Sears, currently a member of a multi-county transportation advisory committee, said the town does not have jurisdiction over state roads and said the state Department of Transportation was $2.5 billion in the red; getting the state to spend money improving local roads was not a matter of not trying, he said. “They don’t have the money,” Sears said. “If you want to keep up with DOT, walk backwards.”
Sears said slowing growth would not resolve traffic congestion and overcrowded schools. He said other towns surrounding Holly Springs send much of the traffic down town roads, and he said that those municipalities would continue to grow. He said 55 percent of students in Holly Springs schools come from town; 45 percent are bussed in.

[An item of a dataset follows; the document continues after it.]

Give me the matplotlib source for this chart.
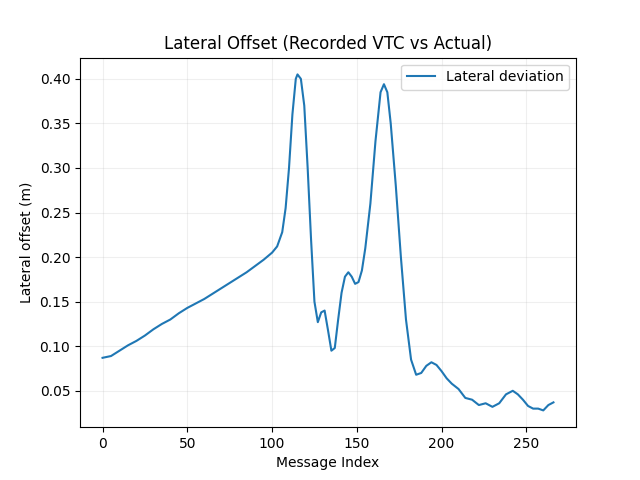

“So the way I would handle the school problem is quit bussing our kids all over the county,” he said. Providing more commercial growth in Holly Springs also was touched on during the debate. Holleman said he wanted children and grandchildren to return to town to live after they were grown so that grandparents could see them more often.
“I want to see the people here enjoy what we worked hard to get started, and I don’t want to see it get too big,” Holleman said. “I want to see this town stay a little small because I like smaller towns.” Sears said attracting Novartis to Holly Springs was a “huge accomplishment.” He also said that residential growth drives commercial growth.
“Why do you think we have three shopping centers going on the 55 bypass?” Sears asked. “Could it possibly be rooftops? Oh yes, it is. … Without the growth that we’ve had, we wouldn’t have the kind of commercial development we have today.”
Holleman said he would reduce taxes and that he could cut $1-$2 million from the town’s $22.6 million budget.
Sears said, “If we lower the taxes right now today, then I would ask whoever says that, ‘Tell me which services you want to take out. Is it police? Is it fire?’ ... In order to lower something you’ve got to take something out.”
Holleman said the town gave employees salary increases the last two years while “we haven’t given the tax payers a nickel.” He said he would look at car allowances and the number of employees working for the town.
“Every dollar counts this day and time,” he said. “If all this community development is paying all these taxes, where’s our reduction?”
Sears said residential taxes are being used to build the town “from the inside out,” citing the new community center and road improvement projects already underway. Sears said a tax rebate was illegal, but the town is looking at reducing some fees.
Holleman said he was in favor of the new community center but believed “the financing could have been handled a little differently.” Holleman also said the town needs to acquire land for parks now. He said he served on the town’s parks advisory committee for a year but resigned because he “got so frustrated because nobody would buy land. … I left because we are way behind in supplying athletic fields.”
Sears said he thought overall the parks system was “pretty darn good. Do we have some work to do? Of course. … We’re working on it.”